PS: At the time were you aware that the Britpop movement wasn't nearly as much of a thing here in the States?

MB: I think I was because even in the kind of tours that we did - some of which I touch on in the book. Our naivete when we went to America - even though I'd been fucking going to America for a decade by then going to visit my Mum. America really was another country. I think it still is but I think the illusion of social media makes you feel that you know stuff that you don't, really. And back then we didn't even have that. So I would literally be in a city like - probably walking around fucking Toad's in New Haven and thinking like "This is like nothing in Britain! I don't even understand where I am." You know what I mean? I can't even get a foothold. To us America was like Disneyland and Starsky & Hutch. It was glamorous and a little bit dangerous or it was - I don't know - some really cliche version of the deep South. But we didn't really have much of a grasp on what normal life was like. There's a vastness to America that's very very different to get your head around if you're from Britain.

PS: It's a lot to get your head around if you're from here as well. I find it a very segmented country.

MB: I get that. I think there's a lot about Britain that's very segmented. I think all countries have that. People have very different experiences and they snipe at each other. Most people in the rest of Britain hate London and will tell you that. They won't stop about that. I think that a lot of the people that we met when we were first going over when Spooky was out - as much as we thought of America as very exotic, they thought of British people as very exotic. It was full of "Oh I love your accent!" (Miki does American voice)

PS: The label in the US seemed happy that anyone even asked.
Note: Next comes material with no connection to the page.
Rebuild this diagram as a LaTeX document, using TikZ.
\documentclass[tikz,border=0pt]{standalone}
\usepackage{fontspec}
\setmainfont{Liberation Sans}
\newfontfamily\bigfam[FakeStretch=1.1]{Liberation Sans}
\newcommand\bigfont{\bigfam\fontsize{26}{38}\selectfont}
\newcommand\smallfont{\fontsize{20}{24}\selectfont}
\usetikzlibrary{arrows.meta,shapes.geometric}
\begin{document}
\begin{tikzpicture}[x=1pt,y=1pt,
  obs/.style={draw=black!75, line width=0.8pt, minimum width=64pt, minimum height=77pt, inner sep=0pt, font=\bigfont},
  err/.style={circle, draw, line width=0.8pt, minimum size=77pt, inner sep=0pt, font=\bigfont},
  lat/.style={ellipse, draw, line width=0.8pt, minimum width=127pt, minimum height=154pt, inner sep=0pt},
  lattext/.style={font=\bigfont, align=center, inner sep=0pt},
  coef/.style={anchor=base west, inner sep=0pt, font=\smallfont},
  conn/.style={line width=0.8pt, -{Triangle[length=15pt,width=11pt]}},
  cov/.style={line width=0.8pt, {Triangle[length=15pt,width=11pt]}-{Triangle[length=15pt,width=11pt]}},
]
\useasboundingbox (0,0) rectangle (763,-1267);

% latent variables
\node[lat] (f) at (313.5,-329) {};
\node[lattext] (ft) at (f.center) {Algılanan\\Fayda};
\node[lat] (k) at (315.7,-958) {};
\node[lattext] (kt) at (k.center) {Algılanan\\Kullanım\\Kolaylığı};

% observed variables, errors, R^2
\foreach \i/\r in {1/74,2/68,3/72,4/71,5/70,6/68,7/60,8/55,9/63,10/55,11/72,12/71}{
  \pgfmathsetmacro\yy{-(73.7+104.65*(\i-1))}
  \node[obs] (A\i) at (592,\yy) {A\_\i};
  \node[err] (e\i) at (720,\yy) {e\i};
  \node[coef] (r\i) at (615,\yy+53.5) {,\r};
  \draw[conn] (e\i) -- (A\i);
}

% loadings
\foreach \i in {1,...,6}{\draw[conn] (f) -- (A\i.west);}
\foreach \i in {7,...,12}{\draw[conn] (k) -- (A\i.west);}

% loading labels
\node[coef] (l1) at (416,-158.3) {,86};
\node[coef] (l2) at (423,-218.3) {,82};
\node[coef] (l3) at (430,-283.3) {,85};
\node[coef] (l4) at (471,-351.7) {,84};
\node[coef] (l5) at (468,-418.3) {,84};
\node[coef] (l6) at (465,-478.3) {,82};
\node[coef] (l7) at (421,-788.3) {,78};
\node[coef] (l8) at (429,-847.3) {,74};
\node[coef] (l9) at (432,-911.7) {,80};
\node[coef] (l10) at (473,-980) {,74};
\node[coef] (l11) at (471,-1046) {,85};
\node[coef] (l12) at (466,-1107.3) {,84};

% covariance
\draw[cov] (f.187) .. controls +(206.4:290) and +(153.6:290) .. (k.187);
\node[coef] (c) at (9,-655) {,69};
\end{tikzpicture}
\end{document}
MB: I understand that when you have alternative music it's like an underground where most people don't know. It's like a hidden gem that only you have. I understand bands' frustration when you would get - certainly what we had in this country - if you got The Smiths suddenly signing to EMI, people are like "Oh my God! They sold out!" Now they're playing some huge venue and people would be quite bitter about it and abandoned. There was a kind of inverted snobbery about a lot of that independent music at the time. But I think what actually played out is "Well, this is what you get when indie or alternative enters the mainstream." So there's kind of good reason for being a bit suspicious. It's quite a difficult path to tread because I think what happens with what you're describing is like "Oh my God nobody had heard of you and I'd play it." And Warner was so grateful that anyone would cover it - there's a sort of middle ground where it's really great. The band is allowed to make the music they want to make but the band will work a little bit hard to have assess to it. There's a separate world.
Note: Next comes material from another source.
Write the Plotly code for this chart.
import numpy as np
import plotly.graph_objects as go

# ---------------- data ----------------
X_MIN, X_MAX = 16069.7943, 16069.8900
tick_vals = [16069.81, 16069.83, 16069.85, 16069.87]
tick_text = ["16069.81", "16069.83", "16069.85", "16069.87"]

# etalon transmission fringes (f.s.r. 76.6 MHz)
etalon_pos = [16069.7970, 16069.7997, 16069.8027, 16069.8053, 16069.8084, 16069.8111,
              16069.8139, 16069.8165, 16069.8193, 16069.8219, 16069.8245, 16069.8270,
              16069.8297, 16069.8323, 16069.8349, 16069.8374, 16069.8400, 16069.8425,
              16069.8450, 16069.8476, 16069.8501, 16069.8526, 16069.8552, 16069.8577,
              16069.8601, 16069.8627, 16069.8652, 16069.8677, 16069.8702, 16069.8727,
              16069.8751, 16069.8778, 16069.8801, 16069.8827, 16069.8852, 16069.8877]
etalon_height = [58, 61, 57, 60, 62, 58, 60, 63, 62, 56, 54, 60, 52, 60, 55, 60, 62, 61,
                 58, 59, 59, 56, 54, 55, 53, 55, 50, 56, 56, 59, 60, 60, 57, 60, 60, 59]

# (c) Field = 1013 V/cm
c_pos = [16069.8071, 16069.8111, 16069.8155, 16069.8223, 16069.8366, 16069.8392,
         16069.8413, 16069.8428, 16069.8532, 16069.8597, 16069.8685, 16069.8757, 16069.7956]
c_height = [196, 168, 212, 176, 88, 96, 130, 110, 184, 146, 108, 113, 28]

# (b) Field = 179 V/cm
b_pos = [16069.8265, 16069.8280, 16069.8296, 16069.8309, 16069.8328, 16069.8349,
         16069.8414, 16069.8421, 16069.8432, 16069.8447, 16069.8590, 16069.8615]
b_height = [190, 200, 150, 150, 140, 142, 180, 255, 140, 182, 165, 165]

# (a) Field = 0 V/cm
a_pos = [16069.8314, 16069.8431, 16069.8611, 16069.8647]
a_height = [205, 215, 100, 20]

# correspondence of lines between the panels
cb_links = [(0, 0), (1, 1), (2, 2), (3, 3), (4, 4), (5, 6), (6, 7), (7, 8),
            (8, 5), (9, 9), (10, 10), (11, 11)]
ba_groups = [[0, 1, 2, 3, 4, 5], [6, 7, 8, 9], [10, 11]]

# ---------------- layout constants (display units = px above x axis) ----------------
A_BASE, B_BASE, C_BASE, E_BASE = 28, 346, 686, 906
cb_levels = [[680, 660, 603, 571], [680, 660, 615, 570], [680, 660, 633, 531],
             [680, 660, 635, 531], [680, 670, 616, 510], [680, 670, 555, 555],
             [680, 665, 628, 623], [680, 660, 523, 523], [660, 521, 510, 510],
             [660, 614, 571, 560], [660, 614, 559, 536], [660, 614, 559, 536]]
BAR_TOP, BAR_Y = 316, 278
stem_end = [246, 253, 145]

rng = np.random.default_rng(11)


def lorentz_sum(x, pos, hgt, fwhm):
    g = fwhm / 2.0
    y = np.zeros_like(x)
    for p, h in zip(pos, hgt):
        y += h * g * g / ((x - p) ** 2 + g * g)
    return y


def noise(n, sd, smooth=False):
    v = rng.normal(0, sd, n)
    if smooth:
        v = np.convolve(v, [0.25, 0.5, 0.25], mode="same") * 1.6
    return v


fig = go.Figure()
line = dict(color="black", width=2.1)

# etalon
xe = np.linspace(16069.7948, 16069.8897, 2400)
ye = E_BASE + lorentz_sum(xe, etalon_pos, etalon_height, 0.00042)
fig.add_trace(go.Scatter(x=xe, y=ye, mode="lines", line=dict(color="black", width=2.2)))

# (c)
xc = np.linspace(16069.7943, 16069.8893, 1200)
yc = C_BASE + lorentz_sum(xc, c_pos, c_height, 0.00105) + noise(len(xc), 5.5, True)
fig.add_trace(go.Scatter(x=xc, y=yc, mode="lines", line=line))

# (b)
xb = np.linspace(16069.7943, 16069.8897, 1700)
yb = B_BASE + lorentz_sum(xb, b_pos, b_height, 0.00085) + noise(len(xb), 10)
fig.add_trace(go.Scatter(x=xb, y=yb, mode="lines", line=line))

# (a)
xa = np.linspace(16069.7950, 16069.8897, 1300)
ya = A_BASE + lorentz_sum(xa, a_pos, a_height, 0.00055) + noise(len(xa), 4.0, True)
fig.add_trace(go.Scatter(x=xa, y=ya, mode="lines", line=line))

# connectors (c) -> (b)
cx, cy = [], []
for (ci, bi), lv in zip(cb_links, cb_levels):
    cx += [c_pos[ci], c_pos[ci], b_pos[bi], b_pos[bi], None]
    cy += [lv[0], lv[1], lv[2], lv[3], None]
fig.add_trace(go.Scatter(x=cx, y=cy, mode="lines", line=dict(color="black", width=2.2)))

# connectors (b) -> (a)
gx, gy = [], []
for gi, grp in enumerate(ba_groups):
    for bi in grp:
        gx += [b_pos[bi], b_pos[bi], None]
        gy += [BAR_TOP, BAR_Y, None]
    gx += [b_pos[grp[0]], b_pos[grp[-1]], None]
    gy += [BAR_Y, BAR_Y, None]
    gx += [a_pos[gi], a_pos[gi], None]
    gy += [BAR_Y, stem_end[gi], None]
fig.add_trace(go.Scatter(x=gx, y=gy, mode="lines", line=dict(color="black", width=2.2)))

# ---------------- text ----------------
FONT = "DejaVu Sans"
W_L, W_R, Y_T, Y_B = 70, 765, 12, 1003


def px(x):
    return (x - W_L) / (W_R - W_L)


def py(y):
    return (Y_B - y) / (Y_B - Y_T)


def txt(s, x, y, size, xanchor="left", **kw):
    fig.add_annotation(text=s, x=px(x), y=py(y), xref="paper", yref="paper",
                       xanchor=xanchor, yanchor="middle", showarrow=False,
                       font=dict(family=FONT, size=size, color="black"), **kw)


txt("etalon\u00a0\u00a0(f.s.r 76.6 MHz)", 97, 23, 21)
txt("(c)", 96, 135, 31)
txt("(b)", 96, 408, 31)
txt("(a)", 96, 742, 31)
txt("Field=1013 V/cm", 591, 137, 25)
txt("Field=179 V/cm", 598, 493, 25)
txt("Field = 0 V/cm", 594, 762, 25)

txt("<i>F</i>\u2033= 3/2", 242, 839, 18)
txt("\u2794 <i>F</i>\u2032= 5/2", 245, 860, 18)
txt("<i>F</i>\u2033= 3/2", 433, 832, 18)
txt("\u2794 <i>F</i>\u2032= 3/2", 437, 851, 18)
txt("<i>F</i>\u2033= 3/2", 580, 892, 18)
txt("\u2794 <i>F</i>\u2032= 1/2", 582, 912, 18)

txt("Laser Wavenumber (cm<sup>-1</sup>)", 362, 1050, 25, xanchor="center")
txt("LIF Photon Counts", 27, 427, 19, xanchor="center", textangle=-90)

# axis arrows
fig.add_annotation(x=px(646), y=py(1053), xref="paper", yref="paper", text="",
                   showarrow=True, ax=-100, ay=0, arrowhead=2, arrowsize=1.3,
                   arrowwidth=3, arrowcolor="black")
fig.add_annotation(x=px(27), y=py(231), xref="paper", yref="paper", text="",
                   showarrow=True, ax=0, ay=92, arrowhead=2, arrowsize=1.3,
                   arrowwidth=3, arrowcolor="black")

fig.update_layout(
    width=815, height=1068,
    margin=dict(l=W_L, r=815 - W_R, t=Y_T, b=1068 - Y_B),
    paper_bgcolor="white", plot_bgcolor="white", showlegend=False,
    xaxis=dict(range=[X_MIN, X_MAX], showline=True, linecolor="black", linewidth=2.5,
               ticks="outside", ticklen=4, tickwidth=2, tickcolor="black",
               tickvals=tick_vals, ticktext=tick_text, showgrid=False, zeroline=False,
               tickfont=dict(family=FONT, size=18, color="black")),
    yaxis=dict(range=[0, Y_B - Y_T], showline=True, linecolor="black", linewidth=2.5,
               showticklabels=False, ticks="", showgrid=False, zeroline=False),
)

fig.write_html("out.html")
What happened after Split really - definitely under way around that time - is that all of that vanished. It became the mainstream. That's, to me, when it all got really not much fun. I consciously entered the underground by signing to 4AD. By being into the bands that I was into at that time. There were chart bands. There were plenty of huge bands playing at massive venues that I shunned. Because I didn't want to be a part of that. Then I ended up being a part of it because that's the way the whole industry went. They whisked the ladder away. They didn't leave independent music intact and just moved on. They took the fucking whole lot with them. By the time you get to the late nineties you've got bands being signed for, you know, possibly an album. If it doesn't sell - they're dropped. There are no 4ADs.